STATED TASK: Quote exactly, and only, the lines of the material below from the line with "Reproduce this diagram with TikZ." through the line with "(unit) at (389.5,890)".

MATERIALS PROVIDED:

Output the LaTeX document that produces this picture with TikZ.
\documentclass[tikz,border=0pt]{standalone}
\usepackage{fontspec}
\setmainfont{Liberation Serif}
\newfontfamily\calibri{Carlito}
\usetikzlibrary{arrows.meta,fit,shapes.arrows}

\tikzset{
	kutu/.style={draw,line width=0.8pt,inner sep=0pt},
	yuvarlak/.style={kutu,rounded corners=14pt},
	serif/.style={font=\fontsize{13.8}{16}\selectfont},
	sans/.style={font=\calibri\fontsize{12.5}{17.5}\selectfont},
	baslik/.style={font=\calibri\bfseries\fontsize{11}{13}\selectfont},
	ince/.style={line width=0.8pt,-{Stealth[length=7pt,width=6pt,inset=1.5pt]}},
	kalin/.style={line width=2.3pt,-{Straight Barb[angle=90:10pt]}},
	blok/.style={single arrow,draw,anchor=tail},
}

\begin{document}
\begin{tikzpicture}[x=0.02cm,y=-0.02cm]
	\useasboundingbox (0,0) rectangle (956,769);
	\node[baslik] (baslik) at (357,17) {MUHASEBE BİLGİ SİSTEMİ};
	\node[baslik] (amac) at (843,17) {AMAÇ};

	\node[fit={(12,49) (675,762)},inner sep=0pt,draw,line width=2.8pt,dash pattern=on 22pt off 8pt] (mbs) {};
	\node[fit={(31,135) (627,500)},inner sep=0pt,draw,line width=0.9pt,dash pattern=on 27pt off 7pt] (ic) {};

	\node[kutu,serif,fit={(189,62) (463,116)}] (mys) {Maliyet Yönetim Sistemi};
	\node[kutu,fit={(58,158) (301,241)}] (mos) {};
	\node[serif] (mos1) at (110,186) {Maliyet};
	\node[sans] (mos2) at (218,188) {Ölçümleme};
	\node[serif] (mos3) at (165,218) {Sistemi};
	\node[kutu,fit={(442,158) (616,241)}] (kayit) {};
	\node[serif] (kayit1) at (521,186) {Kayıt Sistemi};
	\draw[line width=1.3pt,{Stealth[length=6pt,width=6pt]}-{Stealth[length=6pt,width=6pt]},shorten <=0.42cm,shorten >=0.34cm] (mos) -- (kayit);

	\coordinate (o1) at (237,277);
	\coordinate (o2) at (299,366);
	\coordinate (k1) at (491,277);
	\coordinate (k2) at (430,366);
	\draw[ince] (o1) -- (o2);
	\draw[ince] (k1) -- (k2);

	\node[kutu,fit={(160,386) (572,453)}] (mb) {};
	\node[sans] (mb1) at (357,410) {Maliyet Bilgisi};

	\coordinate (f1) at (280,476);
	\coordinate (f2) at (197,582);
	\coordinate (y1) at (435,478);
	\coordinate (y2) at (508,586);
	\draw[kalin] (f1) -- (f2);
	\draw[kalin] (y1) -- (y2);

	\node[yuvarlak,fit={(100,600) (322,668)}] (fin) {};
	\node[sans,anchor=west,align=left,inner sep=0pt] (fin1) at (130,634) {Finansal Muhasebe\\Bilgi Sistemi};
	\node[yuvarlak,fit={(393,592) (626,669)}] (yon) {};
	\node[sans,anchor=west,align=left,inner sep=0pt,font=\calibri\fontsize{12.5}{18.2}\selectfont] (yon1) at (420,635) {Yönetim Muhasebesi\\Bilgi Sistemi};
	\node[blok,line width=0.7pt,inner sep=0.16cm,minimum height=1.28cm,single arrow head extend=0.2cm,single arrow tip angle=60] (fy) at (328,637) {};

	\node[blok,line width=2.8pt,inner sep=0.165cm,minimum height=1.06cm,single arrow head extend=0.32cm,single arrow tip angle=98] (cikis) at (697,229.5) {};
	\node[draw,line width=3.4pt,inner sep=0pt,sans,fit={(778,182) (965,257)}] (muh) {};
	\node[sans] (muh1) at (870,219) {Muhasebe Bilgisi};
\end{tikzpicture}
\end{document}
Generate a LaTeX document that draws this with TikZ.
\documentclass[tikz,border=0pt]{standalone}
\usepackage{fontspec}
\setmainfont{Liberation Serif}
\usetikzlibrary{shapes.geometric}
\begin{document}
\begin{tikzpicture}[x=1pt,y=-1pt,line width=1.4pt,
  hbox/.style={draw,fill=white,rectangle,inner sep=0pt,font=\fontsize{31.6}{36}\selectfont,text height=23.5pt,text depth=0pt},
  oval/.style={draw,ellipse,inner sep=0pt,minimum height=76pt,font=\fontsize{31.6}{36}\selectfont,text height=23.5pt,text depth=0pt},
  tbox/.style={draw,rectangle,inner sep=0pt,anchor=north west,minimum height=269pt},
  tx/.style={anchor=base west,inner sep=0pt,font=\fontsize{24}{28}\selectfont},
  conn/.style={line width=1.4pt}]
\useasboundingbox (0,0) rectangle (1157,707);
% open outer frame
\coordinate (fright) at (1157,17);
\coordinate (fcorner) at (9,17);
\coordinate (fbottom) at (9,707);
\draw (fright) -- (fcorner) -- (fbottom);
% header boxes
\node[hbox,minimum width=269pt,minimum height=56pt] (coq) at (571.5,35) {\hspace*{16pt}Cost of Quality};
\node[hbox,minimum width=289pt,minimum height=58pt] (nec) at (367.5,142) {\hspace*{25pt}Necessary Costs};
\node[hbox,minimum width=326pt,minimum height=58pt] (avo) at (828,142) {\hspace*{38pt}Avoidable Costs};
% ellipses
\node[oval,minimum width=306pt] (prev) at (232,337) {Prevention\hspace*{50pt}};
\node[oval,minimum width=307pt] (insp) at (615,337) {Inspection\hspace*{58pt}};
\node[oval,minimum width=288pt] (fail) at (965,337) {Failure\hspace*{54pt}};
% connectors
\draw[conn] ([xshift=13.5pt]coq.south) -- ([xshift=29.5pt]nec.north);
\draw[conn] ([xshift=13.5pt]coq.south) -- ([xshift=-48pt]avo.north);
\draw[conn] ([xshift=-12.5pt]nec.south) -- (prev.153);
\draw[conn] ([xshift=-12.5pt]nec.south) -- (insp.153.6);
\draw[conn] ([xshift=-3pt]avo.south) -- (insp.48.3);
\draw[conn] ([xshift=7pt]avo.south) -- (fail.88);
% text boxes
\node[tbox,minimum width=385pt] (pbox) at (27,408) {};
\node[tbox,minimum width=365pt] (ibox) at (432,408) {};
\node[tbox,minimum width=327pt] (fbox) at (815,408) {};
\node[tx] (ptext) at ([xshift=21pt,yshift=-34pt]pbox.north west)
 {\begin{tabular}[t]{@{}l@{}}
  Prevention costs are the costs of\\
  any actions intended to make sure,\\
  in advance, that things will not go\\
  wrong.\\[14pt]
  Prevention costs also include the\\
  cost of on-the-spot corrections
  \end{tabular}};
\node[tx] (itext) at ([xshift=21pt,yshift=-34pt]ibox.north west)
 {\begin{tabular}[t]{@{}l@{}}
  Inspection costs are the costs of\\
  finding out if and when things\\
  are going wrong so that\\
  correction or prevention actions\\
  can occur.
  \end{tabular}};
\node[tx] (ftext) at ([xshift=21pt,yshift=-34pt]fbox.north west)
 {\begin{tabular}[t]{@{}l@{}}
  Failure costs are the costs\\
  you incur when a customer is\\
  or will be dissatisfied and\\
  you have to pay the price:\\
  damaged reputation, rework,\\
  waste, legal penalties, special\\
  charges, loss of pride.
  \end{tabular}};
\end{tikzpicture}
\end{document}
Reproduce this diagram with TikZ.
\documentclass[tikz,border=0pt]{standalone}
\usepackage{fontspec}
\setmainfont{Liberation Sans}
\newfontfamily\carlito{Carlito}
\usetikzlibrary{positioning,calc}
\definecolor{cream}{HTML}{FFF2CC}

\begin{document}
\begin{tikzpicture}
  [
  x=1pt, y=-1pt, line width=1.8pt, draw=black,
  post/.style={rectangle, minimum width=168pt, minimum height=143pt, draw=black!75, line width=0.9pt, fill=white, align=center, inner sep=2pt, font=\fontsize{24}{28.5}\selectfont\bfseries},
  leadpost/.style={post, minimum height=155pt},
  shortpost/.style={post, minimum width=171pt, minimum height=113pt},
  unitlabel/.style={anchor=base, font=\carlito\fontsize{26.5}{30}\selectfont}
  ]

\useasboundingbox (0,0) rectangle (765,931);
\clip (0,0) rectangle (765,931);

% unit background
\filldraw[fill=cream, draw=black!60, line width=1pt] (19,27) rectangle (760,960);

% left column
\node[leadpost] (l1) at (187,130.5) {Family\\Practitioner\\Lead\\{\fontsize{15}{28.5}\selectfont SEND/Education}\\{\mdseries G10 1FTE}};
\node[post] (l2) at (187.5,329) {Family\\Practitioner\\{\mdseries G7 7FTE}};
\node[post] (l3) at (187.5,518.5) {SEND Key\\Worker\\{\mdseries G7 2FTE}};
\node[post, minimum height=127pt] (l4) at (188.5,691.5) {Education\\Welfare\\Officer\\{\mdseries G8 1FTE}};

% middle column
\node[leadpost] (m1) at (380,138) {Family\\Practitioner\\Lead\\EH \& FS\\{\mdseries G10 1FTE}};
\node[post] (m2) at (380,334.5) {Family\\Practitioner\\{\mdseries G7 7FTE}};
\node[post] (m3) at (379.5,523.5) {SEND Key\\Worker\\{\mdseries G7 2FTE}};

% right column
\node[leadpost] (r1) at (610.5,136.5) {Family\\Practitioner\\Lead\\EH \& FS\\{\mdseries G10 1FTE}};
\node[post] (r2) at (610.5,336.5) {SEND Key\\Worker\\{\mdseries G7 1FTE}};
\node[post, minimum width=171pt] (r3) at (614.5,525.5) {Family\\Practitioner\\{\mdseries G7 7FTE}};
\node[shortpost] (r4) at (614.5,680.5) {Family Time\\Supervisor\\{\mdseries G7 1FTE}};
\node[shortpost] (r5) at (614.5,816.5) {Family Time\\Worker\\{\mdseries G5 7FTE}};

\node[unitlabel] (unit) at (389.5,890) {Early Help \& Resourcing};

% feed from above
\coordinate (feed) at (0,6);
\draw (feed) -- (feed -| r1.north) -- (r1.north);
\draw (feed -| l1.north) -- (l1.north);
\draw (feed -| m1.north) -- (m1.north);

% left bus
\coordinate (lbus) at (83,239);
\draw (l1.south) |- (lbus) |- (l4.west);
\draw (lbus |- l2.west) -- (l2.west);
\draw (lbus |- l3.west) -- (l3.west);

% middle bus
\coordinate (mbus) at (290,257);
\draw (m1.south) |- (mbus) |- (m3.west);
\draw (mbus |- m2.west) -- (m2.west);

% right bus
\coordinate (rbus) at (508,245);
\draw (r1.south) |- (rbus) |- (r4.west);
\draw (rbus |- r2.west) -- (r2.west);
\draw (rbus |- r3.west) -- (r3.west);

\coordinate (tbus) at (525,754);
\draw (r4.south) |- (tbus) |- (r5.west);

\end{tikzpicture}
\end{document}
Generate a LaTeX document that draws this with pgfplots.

SOLUTION FOR THIS TASK:
Reproduce this diagram with TikZ.
\documentclass[tikz,border=0pt]{standalone}
\usepackage{fontspec}
\setmainfont{Liberation Sans}
\newfontfamily\carlito{Carlito}
\usetikzlibrary{positioning,calc}
\definecolor{cream}{HTML}{FFF2CC}

\begin{document}
\begin{tikzpicture}
  [
  x=1pt, y=-1pt, line width=1.8pt, draw=black,
  post/.style={rectangle, minimum width=168pt, minimum height=143pt, draw=black!75, line width=0.9pt, fill=white, align=center, inner sep=2pt, font=\fontsize{24}{28.5}\selectfont\bfseries},
  leadpost/.style={post, minimum height=155pt},
  shortpost/.style={post, minimum width=171pt, minimum height=113pt},
  unitlabel/.style={anchor=base, font=\carlito\fontsize{26.5}{30}\selectfont}
  ]

\useasboundingbox (0,0) rectangle (765,931);
\clip (0,0) rectangle (765,931);

% unit background
\filldraw[fill=cream, draw=black!60, line width=1pt] (19,27) rectangle (760,960);

% left column
\node[leadpost] (l1) at (187,130.5) {Family\\Practitioner\\Lead\\{\fontsize{15}{28.5}\selectfont SEND/Education}\\{\mdseries G10 1FTE}};
\node[post] (l2) at (187.5,329) {Family\\Practitioner\\{\mdseries G7 7FTE}};
\node[post] (l3) at (187.5,518.5) {SEND Key\\Worker\\{\mdseries G7 2FTE}};
\node[post, minimum height=127pt] (l4) at (188.5,691.5) {Education\\Welfare\\Officer\\{\mdseries G8 1FTE}};

% middle column
\node[leadpost] (m1) at (380,138) {Family\\Practitioner\\Lead\\EH \& FS\\{\mdseries G10 1FTE}};
\node[post] (m2) at (380,334.5) {Family\\Practitioner\\{\mdseries G7 7FTE}};
\node[post] (m3) at (379.5,523.5) {SEND Key\\Worker\\{\mdseries G7 2FTE}};

% right column
\node[leadpost] (r1) at (610.5,136.5) {Family\\Practitioner\\Lead\\EH \& FS\\{\mdseries G10 1FTE}};
\node[post] (r2) at (610.5,336.5) {SEND Key\\Worker\\{\mdseries G7 1FTE}};
\node[post, minimum width=171pt] (r3) at (614.5,525.5) {Family\\Practitioner\\{\mdseries G7 7FTE}};
\node[shortpost] (r4) at (614.5,680.5) {Family Time\\Supervisor\\{\mdseries G7 1FTE}};
\node[shortpost] (r5) at (614.5,816.5) {Family Time\\Worker\\{\mdseries G5 7FTE}};

\node[unitlabel] (unit) at (389.5,890) {Early Help \& Resourcing};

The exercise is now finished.